Data segment:
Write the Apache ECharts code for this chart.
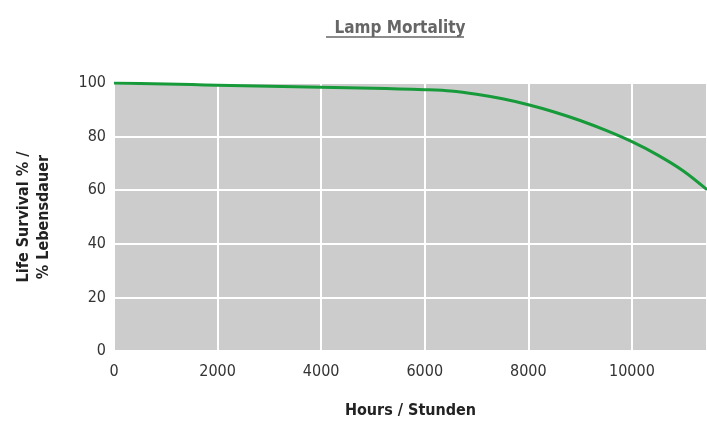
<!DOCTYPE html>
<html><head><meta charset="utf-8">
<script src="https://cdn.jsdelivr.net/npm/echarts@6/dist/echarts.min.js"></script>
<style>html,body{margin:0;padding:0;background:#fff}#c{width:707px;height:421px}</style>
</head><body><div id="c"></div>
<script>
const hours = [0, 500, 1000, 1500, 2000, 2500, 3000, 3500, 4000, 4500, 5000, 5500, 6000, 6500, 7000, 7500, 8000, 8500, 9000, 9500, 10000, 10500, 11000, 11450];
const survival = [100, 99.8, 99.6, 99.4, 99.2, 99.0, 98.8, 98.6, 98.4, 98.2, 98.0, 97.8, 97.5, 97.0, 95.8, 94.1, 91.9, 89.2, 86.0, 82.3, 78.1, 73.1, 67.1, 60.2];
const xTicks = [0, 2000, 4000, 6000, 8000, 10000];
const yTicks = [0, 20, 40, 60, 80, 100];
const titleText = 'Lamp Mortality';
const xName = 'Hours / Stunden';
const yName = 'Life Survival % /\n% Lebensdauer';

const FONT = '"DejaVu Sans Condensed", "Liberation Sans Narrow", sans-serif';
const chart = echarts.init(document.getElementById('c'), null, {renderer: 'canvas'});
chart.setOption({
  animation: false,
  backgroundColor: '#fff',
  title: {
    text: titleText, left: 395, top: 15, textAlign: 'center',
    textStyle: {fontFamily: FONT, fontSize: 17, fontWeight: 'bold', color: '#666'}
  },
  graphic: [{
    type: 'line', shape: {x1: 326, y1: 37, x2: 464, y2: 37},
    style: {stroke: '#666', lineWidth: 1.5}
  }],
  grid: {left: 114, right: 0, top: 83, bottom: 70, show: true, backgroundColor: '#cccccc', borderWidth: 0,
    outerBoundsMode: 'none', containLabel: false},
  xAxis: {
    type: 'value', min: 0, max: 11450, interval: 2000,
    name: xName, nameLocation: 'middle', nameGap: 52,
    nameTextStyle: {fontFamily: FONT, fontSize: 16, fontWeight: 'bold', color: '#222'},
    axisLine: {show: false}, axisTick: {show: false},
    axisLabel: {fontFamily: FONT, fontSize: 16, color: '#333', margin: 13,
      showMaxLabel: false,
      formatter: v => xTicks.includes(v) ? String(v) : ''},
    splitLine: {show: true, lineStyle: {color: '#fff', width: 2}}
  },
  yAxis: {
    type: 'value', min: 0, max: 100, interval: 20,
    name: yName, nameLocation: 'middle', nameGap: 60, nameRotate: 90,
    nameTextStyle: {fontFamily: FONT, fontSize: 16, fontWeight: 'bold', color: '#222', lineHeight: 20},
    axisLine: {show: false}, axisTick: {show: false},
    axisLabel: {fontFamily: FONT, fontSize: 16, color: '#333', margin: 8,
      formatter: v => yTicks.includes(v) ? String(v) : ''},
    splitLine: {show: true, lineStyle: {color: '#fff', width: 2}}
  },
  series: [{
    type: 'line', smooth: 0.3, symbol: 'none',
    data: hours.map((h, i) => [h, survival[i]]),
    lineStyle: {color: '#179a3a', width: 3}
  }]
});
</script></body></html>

Exercise aim:
Take the listing and print it again exactly, but without any pictures.

Written answer:
Write the Apache ECharts code for this chart.
<!DOCTYPE html>
<html><head><meta charset="utf-8">
<script src="https://cdn.jsdelivr.net/npm/echarts@6/dist/echarts.min.js"></script>
<style>html,body{margin:0;padding:0;background:#fff}#c{width:707px;height:421px}</style>
</head><body><div id="c"></div>
<script>
const hours = [0, 500, 1000, 1500, 2000, 2500, 3000, 3500, 4000, 4500, 5000, 5500, 6000, 6500, 7000, 7500, 8000, 8500, 9000, 9500, 10000, 10500, 11000, 11450];
const survival = [100, 99.8, 99.6, 99.4, 99.2, 99.0, 98.8, 98.6, 98.4, 98.2, 98.0, 97.8, 97.5, 97.0, 95.8, 94.1, 91.9, 89.2, 86.0, 82.3, 78.1, 73.1, 67.1, 60.2];
const xTicks = [0, 2000, 4000, 6000, 8000, 10000];
const yTicks = [0, 20, 40, 60, 80, 100];
const titleText = 'Lamp Mortality';
const xName = 'Hours / Stunden';
const yName = 'Life Survival % /\n% Lebensdauer';

const FONT = '"DejaVu Sans Condensed", "Liberation Sans Narrow", sans-serif';
const chart = echarts.init(document.getElementById('c'), null, {renderer: 'canvas'});
chart.setOption({
  animation: false,
  backgroundColor: '#fff',
  title: {
    text: titleText, left: 395, top: 15, textAlign: 'center',
    textStyle: {fontFamily: FONT, fontSize: 17, fontWeight: 'bold', color: '#666'}
  },
  graphic: [{
    type: 'line', shape: {x1: 326, y1: 37, x2: 464, y2: 37},
    style: {stroke: '#666', lineWidth: 1.5}
  }],
  grid: {left: 114, right: 0, top: 83, bottom: 70, show: true, backgroundColor: '#cccccc', borderWidth: 0,
    outerBoundsMode: 'none', containLabel: false},
  xAxis: {
    type: 'value', min: 0, max: 11450, interval: 2000,
    name: xName, nameLocation: 'middle', nameGap: 52,
    nameTextStyle: {fontFamily: FONT, fontSize: 16, fontWeight: 'bold', color: '#222'},
    axisLine: {show: false}, axisTick: {show: false},
    axisLabel: {fontFamily: FONT, fontSize: 16, color: '#333', margin: 13,
      showMaxLabel: false,
      formatter: v => xTicks.includes(v) ? String(v) : ''},
    splitLine: {show: true, lineStyle: {color: '#fff', width: 2}}
  },
  yAxis: {
    type: 'value', min: 0, max: 100, interval: 20,
    name: yName, nameLocation: 'middle', nameGap: 60, nameRotate: 90,
    nameTextStyle: {fontFamily: FONT, fontSize: 16, fontWeight: 'bold', color: '#222', lineHeight: 20},
    axisLine: {show: false}, axisTick: {show: false},
    axisLabel: {fontFamily: FONT, fontSize: 16, color: '#333', margin: 8,
      formatter: v => yTicks.includes(v) ? String(v) : ''},
    splitLine: {show: true, lineStyle: {color: '#fff', width: 2}}
  },
  series: [{
    type: 'line', smooth: 0.3, symbol: 'none',
    data: hours.map((h, i) => [h, survival[i]]),
    lineStyle: {color: '#179a3a', width: 3}
  }]
});
</script></body></html>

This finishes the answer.